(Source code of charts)

=-=-=

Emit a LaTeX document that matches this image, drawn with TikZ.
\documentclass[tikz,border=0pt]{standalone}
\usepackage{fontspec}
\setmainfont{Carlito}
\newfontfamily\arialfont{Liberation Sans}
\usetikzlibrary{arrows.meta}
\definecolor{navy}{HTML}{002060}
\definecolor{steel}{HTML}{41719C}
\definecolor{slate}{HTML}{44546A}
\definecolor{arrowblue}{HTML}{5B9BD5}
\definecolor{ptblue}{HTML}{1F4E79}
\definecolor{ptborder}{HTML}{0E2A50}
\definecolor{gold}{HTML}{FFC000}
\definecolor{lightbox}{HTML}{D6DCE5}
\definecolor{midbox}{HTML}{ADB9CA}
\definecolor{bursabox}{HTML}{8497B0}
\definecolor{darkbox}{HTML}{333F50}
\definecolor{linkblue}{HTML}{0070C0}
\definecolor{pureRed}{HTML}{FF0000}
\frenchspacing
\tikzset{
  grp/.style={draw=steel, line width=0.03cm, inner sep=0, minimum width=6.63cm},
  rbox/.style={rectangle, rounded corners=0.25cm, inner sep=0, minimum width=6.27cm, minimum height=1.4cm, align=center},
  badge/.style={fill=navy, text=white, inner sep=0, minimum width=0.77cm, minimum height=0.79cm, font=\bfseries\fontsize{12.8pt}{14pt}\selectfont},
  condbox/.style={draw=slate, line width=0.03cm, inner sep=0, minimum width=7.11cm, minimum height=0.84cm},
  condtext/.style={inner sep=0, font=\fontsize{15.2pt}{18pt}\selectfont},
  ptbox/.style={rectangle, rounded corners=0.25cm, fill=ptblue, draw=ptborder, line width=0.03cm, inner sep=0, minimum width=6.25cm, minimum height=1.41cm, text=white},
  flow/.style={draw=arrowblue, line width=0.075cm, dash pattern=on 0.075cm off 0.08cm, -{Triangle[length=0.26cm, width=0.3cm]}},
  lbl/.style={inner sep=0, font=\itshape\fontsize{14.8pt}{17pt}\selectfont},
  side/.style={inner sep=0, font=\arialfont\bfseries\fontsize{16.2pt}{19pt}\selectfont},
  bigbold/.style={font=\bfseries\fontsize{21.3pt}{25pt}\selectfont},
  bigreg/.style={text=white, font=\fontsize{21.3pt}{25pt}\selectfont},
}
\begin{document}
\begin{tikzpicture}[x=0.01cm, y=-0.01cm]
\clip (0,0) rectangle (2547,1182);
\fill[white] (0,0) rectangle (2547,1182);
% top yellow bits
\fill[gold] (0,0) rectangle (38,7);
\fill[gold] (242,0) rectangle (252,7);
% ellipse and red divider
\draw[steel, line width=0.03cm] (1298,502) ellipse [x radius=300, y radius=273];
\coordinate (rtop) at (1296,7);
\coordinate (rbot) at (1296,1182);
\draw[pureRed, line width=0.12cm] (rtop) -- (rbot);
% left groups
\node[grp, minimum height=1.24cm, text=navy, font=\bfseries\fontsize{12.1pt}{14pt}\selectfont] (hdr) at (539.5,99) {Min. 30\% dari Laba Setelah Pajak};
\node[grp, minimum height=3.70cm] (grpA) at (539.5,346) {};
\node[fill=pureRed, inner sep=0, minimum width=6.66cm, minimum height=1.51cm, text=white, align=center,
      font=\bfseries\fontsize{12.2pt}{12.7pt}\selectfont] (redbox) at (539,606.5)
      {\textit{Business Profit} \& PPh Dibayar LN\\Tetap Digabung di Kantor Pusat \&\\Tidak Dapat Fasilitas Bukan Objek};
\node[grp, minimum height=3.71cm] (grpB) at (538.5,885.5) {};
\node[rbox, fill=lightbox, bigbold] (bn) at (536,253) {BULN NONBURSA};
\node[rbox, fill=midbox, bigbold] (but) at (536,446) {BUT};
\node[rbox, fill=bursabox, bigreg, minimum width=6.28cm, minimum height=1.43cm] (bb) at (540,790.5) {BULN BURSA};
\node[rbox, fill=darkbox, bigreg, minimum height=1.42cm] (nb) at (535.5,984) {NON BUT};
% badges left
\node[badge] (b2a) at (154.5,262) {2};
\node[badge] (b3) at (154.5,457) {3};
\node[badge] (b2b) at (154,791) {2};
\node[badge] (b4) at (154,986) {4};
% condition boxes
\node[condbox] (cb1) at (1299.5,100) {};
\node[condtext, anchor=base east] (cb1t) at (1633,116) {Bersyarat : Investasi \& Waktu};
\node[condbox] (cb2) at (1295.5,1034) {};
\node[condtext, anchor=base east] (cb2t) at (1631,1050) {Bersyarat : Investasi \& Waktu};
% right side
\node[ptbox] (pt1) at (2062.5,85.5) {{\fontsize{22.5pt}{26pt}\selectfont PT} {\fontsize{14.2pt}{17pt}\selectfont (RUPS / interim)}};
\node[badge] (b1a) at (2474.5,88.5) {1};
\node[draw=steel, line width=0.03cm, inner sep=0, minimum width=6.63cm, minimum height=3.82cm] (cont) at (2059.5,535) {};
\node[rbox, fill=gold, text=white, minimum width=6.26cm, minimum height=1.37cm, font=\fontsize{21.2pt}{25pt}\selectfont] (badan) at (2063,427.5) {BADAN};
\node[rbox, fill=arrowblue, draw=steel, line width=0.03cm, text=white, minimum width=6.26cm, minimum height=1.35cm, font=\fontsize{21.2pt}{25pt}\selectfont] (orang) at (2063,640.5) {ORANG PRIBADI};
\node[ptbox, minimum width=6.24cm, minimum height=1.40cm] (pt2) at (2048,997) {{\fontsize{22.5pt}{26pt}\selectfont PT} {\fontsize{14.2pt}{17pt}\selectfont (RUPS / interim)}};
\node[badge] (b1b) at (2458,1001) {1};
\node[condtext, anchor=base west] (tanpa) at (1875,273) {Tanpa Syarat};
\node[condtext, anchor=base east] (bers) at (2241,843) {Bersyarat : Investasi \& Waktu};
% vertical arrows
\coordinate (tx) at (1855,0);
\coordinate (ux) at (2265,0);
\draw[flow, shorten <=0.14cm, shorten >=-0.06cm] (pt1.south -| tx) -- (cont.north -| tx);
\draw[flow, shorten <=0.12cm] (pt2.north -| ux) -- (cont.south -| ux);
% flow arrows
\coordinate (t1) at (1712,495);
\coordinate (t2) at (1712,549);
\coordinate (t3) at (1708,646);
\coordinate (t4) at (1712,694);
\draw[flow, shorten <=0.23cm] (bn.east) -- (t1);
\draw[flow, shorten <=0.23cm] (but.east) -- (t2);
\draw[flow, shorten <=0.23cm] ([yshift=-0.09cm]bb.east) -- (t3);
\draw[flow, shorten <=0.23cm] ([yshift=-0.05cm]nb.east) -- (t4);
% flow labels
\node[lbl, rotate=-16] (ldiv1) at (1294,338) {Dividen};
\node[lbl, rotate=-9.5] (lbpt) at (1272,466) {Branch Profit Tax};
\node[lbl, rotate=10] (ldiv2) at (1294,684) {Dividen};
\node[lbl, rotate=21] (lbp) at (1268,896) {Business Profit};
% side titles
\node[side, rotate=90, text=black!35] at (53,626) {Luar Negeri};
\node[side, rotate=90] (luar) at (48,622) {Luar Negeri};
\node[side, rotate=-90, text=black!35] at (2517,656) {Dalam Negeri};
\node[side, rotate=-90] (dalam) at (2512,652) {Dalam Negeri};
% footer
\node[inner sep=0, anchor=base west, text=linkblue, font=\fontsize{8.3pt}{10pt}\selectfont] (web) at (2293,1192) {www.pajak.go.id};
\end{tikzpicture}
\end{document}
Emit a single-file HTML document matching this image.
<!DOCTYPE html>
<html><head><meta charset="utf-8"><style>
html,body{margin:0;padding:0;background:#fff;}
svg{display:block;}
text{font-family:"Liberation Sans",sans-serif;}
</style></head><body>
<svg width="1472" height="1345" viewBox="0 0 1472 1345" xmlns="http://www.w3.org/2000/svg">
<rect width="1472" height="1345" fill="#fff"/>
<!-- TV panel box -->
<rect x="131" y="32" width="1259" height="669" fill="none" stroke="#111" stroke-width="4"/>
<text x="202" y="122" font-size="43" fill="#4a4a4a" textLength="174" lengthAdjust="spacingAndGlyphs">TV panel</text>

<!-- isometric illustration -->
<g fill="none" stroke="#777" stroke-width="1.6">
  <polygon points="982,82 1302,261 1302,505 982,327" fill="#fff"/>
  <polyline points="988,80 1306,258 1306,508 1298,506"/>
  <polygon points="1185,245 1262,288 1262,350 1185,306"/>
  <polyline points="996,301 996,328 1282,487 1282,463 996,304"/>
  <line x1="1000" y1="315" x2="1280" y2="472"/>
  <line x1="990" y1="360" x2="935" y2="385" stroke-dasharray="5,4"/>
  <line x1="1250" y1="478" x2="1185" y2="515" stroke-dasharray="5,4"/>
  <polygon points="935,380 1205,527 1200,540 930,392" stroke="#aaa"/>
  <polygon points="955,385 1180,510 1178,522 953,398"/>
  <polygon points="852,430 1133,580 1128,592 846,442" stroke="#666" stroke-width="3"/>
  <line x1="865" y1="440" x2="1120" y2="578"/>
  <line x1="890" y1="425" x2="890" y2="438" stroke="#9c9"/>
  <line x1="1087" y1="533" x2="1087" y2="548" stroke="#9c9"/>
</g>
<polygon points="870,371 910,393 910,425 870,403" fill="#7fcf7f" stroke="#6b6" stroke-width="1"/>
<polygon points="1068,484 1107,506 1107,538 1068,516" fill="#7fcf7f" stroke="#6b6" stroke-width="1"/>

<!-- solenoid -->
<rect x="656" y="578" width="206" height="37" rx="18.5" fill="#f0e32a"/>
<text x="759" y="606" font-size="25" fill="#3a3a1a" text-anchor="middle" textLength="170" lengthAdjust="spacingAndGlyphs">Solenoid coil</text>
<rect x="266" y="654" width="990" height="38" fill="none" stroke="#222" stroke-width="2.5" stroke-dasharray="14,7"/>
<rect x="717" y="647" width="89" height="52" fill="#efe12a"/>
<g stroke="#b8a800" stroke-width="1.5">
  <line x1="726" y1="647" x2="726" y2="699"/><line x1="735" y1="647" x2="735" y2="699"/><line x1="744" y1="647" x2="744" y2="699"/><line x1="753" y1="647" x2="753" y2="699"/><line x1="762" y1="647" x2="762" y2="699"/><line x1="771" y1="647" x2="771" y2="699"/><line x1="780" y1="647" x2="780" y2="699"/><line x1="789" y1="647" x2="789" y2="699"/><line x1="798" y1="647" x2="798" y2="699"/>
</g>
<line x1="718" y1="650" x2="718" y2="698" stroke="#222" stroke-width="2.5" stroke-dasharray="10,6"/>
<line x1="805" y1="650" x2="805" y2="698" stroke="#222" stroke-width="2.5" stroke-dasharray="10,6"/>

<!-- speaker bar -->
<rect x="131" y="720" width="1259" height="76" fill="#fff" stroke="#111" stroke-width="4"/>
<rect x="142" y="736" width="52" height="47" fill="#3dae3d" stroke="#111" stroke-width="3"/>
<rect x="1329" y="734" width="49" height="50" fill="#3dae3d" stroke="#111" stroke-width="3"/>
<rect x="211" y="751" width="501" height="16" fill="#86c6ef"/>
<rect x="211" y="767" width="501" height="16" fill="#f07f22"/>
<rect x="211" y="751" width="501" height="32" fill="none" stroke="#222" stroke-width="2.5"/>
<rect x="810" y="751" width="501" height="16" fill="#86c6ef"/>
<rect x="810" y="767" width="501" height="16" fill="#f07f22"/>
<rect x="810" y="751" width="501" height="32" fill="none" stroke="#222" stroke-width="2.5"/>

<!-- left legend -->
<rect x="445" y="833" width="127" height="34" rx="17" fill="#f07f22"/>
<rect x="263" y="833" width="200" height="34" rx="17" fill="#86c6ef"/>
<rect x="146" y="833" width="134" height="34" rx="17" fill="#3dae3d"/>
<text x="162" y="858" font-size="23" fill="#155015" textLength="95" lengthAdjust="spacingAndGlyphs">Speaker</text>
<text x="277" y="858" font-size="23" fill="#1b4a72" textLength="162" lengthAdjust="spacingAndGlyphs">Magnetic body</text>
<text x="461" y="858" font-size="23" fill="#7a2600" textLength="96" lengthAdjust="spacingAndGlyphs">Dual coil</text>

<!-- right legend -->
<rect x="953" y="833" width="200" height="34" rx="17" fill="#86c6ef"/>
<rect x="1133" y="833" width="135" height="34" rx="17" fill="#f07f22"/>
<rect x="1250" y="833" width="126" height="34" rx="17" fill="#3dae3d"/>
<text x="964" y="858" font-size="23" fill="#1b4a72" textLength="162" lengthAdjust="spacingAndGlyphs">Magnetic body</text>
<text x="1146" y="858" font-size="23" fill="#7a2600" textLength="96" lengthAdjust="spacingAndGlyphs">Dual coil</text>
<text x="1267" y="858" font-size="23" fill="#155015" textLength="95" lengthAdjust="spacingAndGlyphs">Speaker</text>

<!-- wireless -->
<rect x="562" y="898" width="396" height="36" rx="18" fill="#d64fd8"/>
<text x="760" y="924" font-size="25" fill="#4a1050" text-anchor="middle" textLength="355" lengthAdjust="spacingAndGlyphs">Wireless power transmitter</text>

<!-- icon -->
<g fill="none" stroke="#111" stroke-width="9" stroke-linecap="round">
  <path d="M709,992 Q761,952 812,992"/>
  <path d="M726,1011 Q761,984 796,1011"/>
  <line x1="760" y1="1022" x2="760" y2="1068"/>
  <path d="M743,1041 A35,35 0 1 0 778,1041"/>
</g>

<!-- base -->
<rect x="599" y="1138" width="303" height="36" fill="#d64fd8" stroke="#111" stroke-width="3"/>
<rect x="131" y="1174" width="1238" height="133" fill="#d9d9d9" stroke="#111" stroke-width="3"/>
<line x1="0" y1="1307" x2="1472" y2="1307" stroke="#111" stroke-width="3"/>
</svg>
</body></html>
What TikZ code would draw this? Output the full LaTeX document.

=-=-=

▶ **Task to carry out**
Where a line holds "LaTeX", copy that line.

▶ **Correct answer**
Emit a LaTeX document that matches this image, drawn with TikZ.
What TikZ code would draw this? Output the full LaTeX document.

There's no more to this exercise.